Olive fermentation is renowned for its ability to enhance the olives nutritional value. In this study, we embark on a comprehensive exploration of the intricate interplay among various brine formulations. Our findings underscore significant variations in critical parameters. Total phenolic content in the five brine solutions spans a wide spectrum, with values ranging from 2.80 mg equivalent gallic acid (EGA) mL⁻¹ (Chétoui olive/fennel/lemon) to 6.72 mg EGA mL⁻¹ (Meski olive/chili/fennel). Moreover, the antioxidant activities exhibit pronounced distinctions. In brine samples, the 2,2-diphenyl-1-picrylhydrazyl (DPPH) inhibition ranges from 35.15% (Chétoui olive/lemon) to 57.09% (Meski olive/chili/fennel), whereas in olives, we witness the highest DPPH inhibition at a striking 62.95% (Meski olive/lemon). The flavor profile is dominated by the presence of ethanol and acetic acid, complemented by intriguing notes of d-limonene and trans-anethole. Remarkably, the “Meski olive/chili/fennel” formulation exhibits notable antibacterial activity, featuring the highest inhibitory effect with a remarkable inhibition zone against Listeria innocua. The microbial analysis reinforces the presence of lactic acid bacteria (LAB) and yeast species, with a commendable control over potential pathogens. The presence of LAB may indicate a probiotic potential of the fermented olives and their brines. This comprehensive study provides profound insights into the intricate factors that define the quality and safety of fermented olives, shedding light on the fascinating world of olive fermentation.

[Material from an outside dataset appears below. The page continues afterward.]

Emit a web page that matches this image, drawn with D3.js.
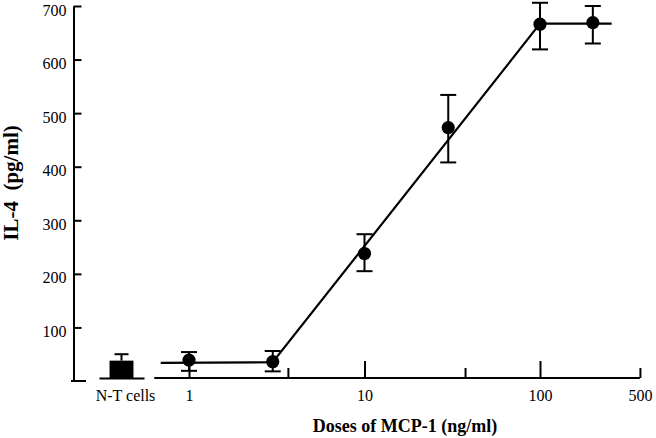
<!DOCTYPE html>
<html>
<head>
<meta charset="utf-8">
<script src="https://cdn.jsdelivr.net/npm/d3@7"></script>
<style>
  body { margin: 0; background: #fff; }
  text { font-family: "Liberation Serif", "Times New Roman", serif; fill: #000; }
</style>
</head>
<body>
<script>
// control bar (untreated cells)
var ctrlLabel = ["N-T cells"];
var ctrlMean = [38];
var ctrlHigh = [50];

// MCP-1 dose response, IL-4 in pg/ml
var doses = [1, 3, 10, 30, 100, 200];
var il4Mean = [39, 36, 238, 473, 666, 669];
var il4Low = [19, 18, 205, 408, 619, 630];
var il4High = [54, 56, 274, 534, 706, 700];

// straight fitted line drawn through the points
var fitDose = [0.69, 3, 100, 256];
var fitIl4 = [34, 35, 667, 667];

// x ticks sit where they were drawn on the log axis (unlabelled ones are minor)
var xTickValues = [1, 3.66, 10, 37.4, 100, 371];
var xTickLabels = ["1", "", "10", "", "100", "500"];
var xMajor = [1, 10, 100];
var yTickValues = [100, 200, 300, 400, 500, 600, 700];

var width = 656,
    height = 438;

var svg = d3.select("body").append("svg")
    .attr("width", width)
    .attr("height", height);

var y = d3.scaleLinear().domain([0, 700]).range([381, 6]);
var x = d3.scaleLog().domain([1, 100]).range([189, 540]);
var xCtrl = d3.scaleBand().domain(ctrlLabel).range([99, 144]).paddingOuter(0.44);

var axisY = y(0) - 3;   // the x baseline sits a little above zero

// y axis, ticks pointing inward
var yAxis = svg.append("g")
    .attr("transform", "translate(73.5,0)")
    .call(d3.axisLeft(y).tickValues(yTickValues).tickSizeInner(-8).tickSizeOuter(0).tickPadding(7));
yAxis.selectAll("path, line").attr("stroke", "#000").attr("stroke-width", 2);
yAxis.selectAll("text").attr("y", 4).style("font-size", "16px");
yAxis.append("line")
    .attr("x1", -2.5).attr("x2", 12.5)
    .attr("y1", y(0)).attr("y2", y(0))
    .attr("stroke", "#000").attr("stroke-width", 2);

// x axis: separate segment under the control bar
var ctrlAxis = svg.append("g")
    .attr("transform", "translate(0," + axisY + ")")
    .call(d3.axisBottom(xCtrl).tickSize(0).tickPadding(12));
ctrlAxis.select("path").attr("stroke", "#000").attr("stroke-width", 2);
ctrlAxis.selectAll("text").attr("dx", 4).style("font-size", "16px");

var xAxis = svg.append("g")
    .attr("transform", "translate(0," + axisY + ")")
    .call(d3.axisBottom(x)
        .tickValues(xTickValues)
        .tickFormat(function (d, i) { return xTickLabels[i]; })
        .tickSize(-10)
        .tickPadding(12));
xAxis.select("path").remove();
xAxis.selectAll("line").attr("stroke", "#000").attr("stroke-width", 2);
xAxis.selectAll(".tick").filter(function (d) { return xMajor.indexOf(d) >= 0; })
    .select("line").attr("y2", -17);
xAxis.selectAll("text").style("font-size", "16px");
xAxis.append("line")
    .attr("x1", x(0.634)).attr("x2", x(xTickValues[xTickValues.length - 1]))
    .attr("stroke", "#000").attr("stroke-width", 2);

// control bar with its error bar
ctrlLabel.forEach(function (c, i) {
    var cx = xCtrl(c) + xCtrl.bandwidth() / 2;
    svg.append("line")
        .attr("x1", cx).attr("x2", cx)
        .attr("y1", y(ctrlMean[i])).attr("y2", y(ctrlHigh[i]))
        .attr("stroke", "#000").attr("stroke-width", 2);
    svg.append("line")
        .attr("x1", cx - 7).attr("x2", cx + 7)
        .attr("y1", y(ctrlHigh[i])).attr("y2", y(ctrlHigh[i]))
        .attr("stroke", "#000").attr("stroke-width", 2);
    svg.append("rect")
        .attr("x", xCtrl(c))
        .attr("y", y(ctrlMean[i]))
        .attr("width", xCtrl.bandwidth())
        .attr("height", axisY - y(ctrlMean[i]))
        .attr("fill", "#000");
});

// fitted line
var fit = fitDose.map(function (d, i) { return [d, fitIl4[i]]; });
svg.append("path")
    .datum(fit)
    .attr("fill", "none")
    .attr("stroke", "#000")
    .attr("stroke-width", 2.2)
    .attr("d", d3.line()
        .x(function (d) { return x(d[0]); })
        .y(function (d) { return y(d[1]); }));

// error bars and points
var pts = doses.map(function (d, i) {
    return { dose: d, mean: il4Mean[i], lo: il4Low[i], hi: il4High[i] };
});

var g = svg.selectAll(".pt")
    .data(pts)
    .enter().append("g")
    .attr("class", "pt");

g.append("line")
    .attr("x1", function (d) { return x(d.dose); })
    .attr("x2", function (d) { return x(d.dose); })
    .attr("y1", function (d) { return y(d.lo); })
    .attr("y2", function (d) { return y(d.hi); })
    .attr("stroke", "#000").attr("stroke-width", 2);

["lo", "hi"].forEach(function (k) {
    g.append("line")
        .attr("x1", function (d) { return x(d.dose) - 8; })
        .attr("x2", function (d) { return x(d.dose) + 8; })
        .attr("y1", function (d) { return y(d[k]); })
        .attr("y2", function (d) { return y(d[k]); })
        .attr("stroke", "#000").attr("stroke-width", 2);
});

g.append("circle")
    .attr("cx", function (d) { return x(d.dose); })
    .attr("cy", function (d) { return y(d.mean); })
    .attr("r", 6.6)
    .attr("fill", "#000");

// axis titles
svg.append("text")
    .attr("x", 405)
    .attr("y", 432)
    .attr("text-anchor", "middle")
    .style("font-size", "18px")
    .style("font-weight", "bold")
    .text("Doses of MCP-1 (ng/ml)");

svg.append("text")
    .attr("transform", "translate(18,183) rotate(-90)")
    .attr("text-anchor", "middle")
    .style("font-size", "21px")
    .style("font-weight", "bold")
    .style("white-space", "pre")
    .text("IL-4  (pg/ml)");
</script>
</body>
</html>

Practical Applications: The findings of our research hold significant practical implications for various sectors. In the food industry, the optimized brine formulations and fermentation techniques identified in our study can be directly applied to enhance the nutritional value, flavor, and shelf-life of fermented olives. Specifically, the formulation highlighted for its notable antibacterial activity against Listeria innocua holds promise for developing natural preservatives in food products. Additionally, our insights into the microbial dynamics provide valuable guidance for improving food safety measures during olive fermentation processes. Furthermore, the characterization of olive brine as a potential source of phenolic compounds underscores its potential application in functional food and nutraceutical industries. Overall, our research contributes to the advancement of olive processing techniques and the development of healthier, safer, and more flavorful food products. Our study investigates the impact of different brine formulations on the profile of fermented olives, revealing significant variations in phenolic content, antioxidant activities, and antibacterial effects. These findings provide valuable insights for optimizing olive fermentation processes and developing natural preservatives in food products.